Yaida’s insights open up the possibility that some types of glass may exist in a new state of matter at low temperatures, influencing how they respond to heat, sound, and stress, and how and when they break.
“We found hints of the transition that we didn’t dare say was evidence of the transition because part of the community said that it could not exist,” says Patrick Charbonneau, associate professor of chemistry at Duke and Yaida’s advisor. “What Sho shows is that it can exist.”
“Moments like these are the reason why I do science.”
Mind-boggling as it may seem, Charbonneau says, the mathematics behind glasses and other disordered systems is actually much easier to solve by assuming that these materials exist in a hypothetical infinite-dimensional universe. In infinite dimensions, their properties can be calculated relatively easily—much like how the properties of crystals can be calculated for our three-dimensional universe.
“The question is whether this model has any relevance to the real world.” Charbonneau says. For researchers who carried out these calculations, “the gamble was that, as you change dimension, things change slowly enough that you can see how they morph as you go from an infinite number of dimensions to three,” he says.
One feature of these infinite dimensional calculations is the existence of a phase transition—called the “Gardner transition” after pioneering physicist Elizabeth Gardner—which, if present in glasses, could significantly change their properties at low temperatures.
But did this phase transition, clearly present in infinite dimensions, also exist in three? Back in the 1980s, a team of physicists produced mathematical calculations showing that no, it could not. For three decades, the prevailing viewpoint remained that this transition, while theoretically interesting, was irrelevant to the real world.
That is, until recent experiments and simulations by Charbonneau and others started showing hints of it in three-dimensional glasses.

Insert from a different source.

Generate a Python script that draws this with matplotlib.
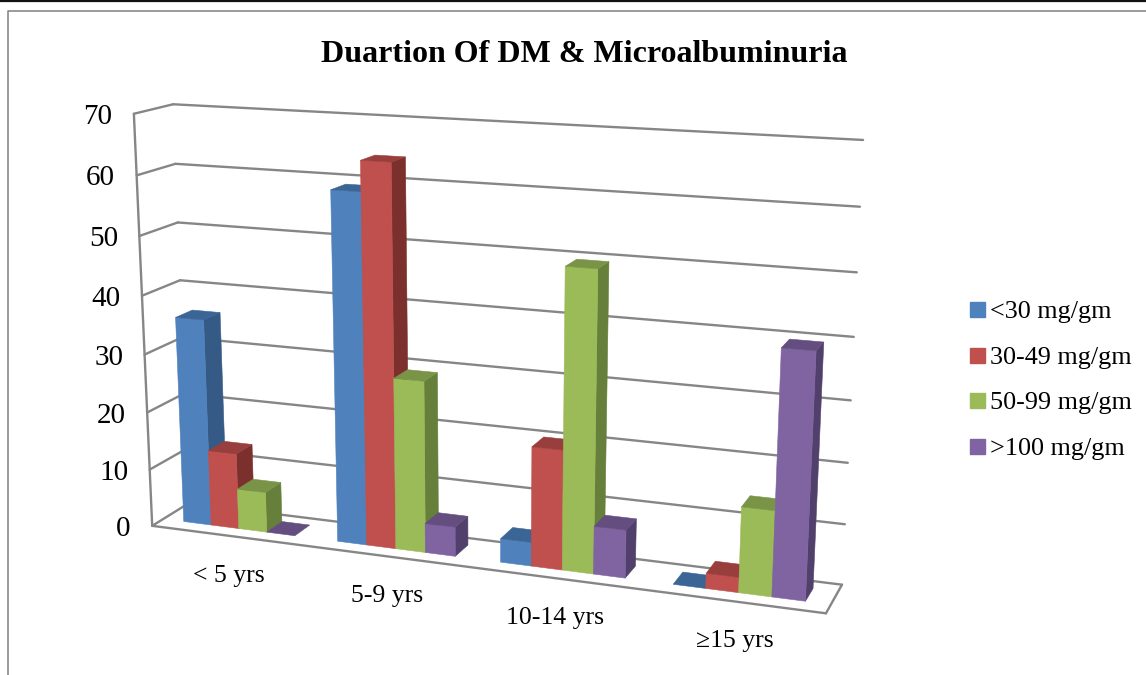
import numpy as np
import matplotlib
matplotlib.use("Agg")
import matplotlib.pyplot as plt
from matplotlib.lines import Line2D

plt.rcParams['font.family'] = ['Liberation Serif', 'DejaVu Serif']

categories = ['< 5 yrs', '5-9 yrs', '10-14 yrs', '\u226515 yrs']
series_names = ['<30 mg/gm', '30-49 mg/gm', '50-99 mg/gm', '>100 mg/gm']
under_30 = [35.8, 59, 4, 0]
from_30_49 = [13.2, 64, 20, 2.5]
from_50_99 = [7, 29, 49.5, 14]
over_100 = [0, 5, 8, 39.6]
ticks = [0, 10, 20, 30, 40, 50, 60, 70]

front_cols = ['#4F81BD', '#C0504D', '#9BBB59', '#8064A2']
top_cols = ['#3A6595', '#983F3D', '#7A9447', '#644E80']
side_cols = ['#355A86', '#7C302E', '#66803B', '#52406C']
grid_col = '#868686'

# box corners (x, depth, height) -> picture pixels, used to fit the camera
box_pts = [(0, 0, 0), (1, 0, 0), (1, 1, 0), (0, 1, 0), (0, 0, 1), (0, 1, 1), (1, 1, 1)]
pix_pts = [(153, 525), (826, 614), (842, 584), (188, 504), (133, 114), (174, 104), (863, 140)]

A = []
b = []
for (x, d, z), (u, v) in zip(box_pts, pix_pts):
    A.append([x, d, z, 1, 0, 0, 0, 0, -u * x, -u * d, -u * z])
    A.append([0, 0, 0, 0, x, d, z, 1, -v * x, -v * d, -v * z])
    b += [u, v]
P = np.linalg.lstsq(np.array(A, float), np.array(b, float), rcond=None)[0]
P = np.append(P, 1).reshape(3, 4)


def proj(x, d, z):
    h = P @ np.array([x, d, z, 1.0])
    return h[0] / h[2], h[1] / h[2]


fig = plt.figure(figsize=(11.46, 6.75), dpi=100)
ax = fig.add_axes([0, 0, 1, 1])
ax.set_xlim(0, 1146)
ax.set_ylim(675, 0)
ax.axis('off')


def seg(p, q):
    a = proj(*p)
    c = proj(*q)
    ax.plot([a[0], c[0]], [a[1], c[1]], color=grid_col, lw=1.7, solid_capstyle='round', zorder=1)


# walls and floor
for t in ticks:
    z = t / 70
    seg((0, 0, z), (0, 1, z))
    seg((0, 1, z), (1, 1, z))
    u, v = proj(0, 0, z)
    ax.text(u - 21.5, v + 3, str(t), ha='right', va='center', fontsize=21)
seg((0, 0, 0), (0, 0, 1))
seg((0, 0, 0), (1, 0, 0))
seg((1, 0, 0), (1, 1, 0))

# bars, left to right so later ones cover the sides of earlier ones
series = [under_30, from_30_49, from_50_99, over_100]
bar_w = 1 / 22
d0, d1 = 0.3, 0.75
zo = 2


def face(pts, col):
    xy = [proj(*p) for p in pts]
    ax.fill([q[0] for q in xy], [q[1] for q in xy], color=col, lw=0.4, zorder=zo)


for g in range(len(categories)):
    for s in range(4):
        val = series[s][g] / 70
        x0 = (g + 0.5) / 4 - 2 * bar_w + s * bar_w
        x1 = x0 + bar_w
        if val > 0:
            face([(x1, d0, 0), (x1, d1, 0), (x1, d1, val), (x1, d0, val)], side_cols[s])
            face([(x0, d0, 0), (x1, d0, 0), (x1, d0, val), (x0, d0, val)], front_cols[s])
        face([(x0, d0, val), (x1, d0, val), (x1, d1, val), (x0, d1, val)], top_cols[s])
        zo += 1

label_dx = [1, 0, 0, 2]
for g, name in enumerate(categories):
    u, v = proj((g + 0.5) / 4, 0, 0)
    ax.text(u + label_dx[g], v + 40, name, ha='center', va='center', fontsize=18.5)

ax.text(584, 54, 'Duartion Of DM & Microalbuminuria', ha='center', va='center',
        fontsize=23, fontweight='bold')

handles = [Line2D([], [], ls='none', marker='s', ms=10.8, color=c) for c in front_cols]
ax.legend(handles, series_names, loc='upper left', bbox_to_anchor=(969 / 1146, 1 - 300 / 675),
          bbox_transform=fig.transFigure, frameon=False, fontsize=18.8, labelspacing=0.85,
          handlelength=0.6, handletextpad=0.2, borderpad=0, borderaxespad=0)

# page rule and chart frame
ax.plot([0, 1146], [0.8, 0.8], color='#111111', lw=1.6, zorder=20)
ax.plot([7.5, 7.5, 1146], [675, 10.5, 10.5], color='#808080', lw=1.1, zorder=20)

fig.savefig('out.png', dpi=100)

“The new drive to look at this is that, when attacking the problem of glass formation, they found a transition very much like the one that appeared in these studies,” Charbonneau says. “And in this context it can have significant materials applications.”
Yaida, who has a background in particle physics, took a second look at the old mathematical proofs. These calculations had failed to find a “fixed point” in three dimensions, a prerequisite for the existence of a phase transition. But if he took the calculation one more step, he thought, the answer might change.
One month and 30 pages of calculations later, he had it.
“Moments like these are the reason why I do science,” Yaida says. “It is just a point, but it means a lot to people in this field. It shows that this exotic thing that people found in the seventies and eighties does have a physical relevance to this three-dimensional world.”
After a year of checks and re-checks, plus another 60-odd pages of supporting calculations, the results are published in Physical Review Letters.
“The fact that this transition might actually exist in three dimensions means that we can start looking for it seriously,” Charbonneau says. “It affects how sound propagates, how much heat can be absorbed, the transport of information through it. And if you start shearing the glass, how it will yield, how it will break.”
“It changes profoundly how we understand amorphous materials in general, whether they be amorphous plastics or piles of sand or window glasses,” he says.
The Simons Foundation supported the work.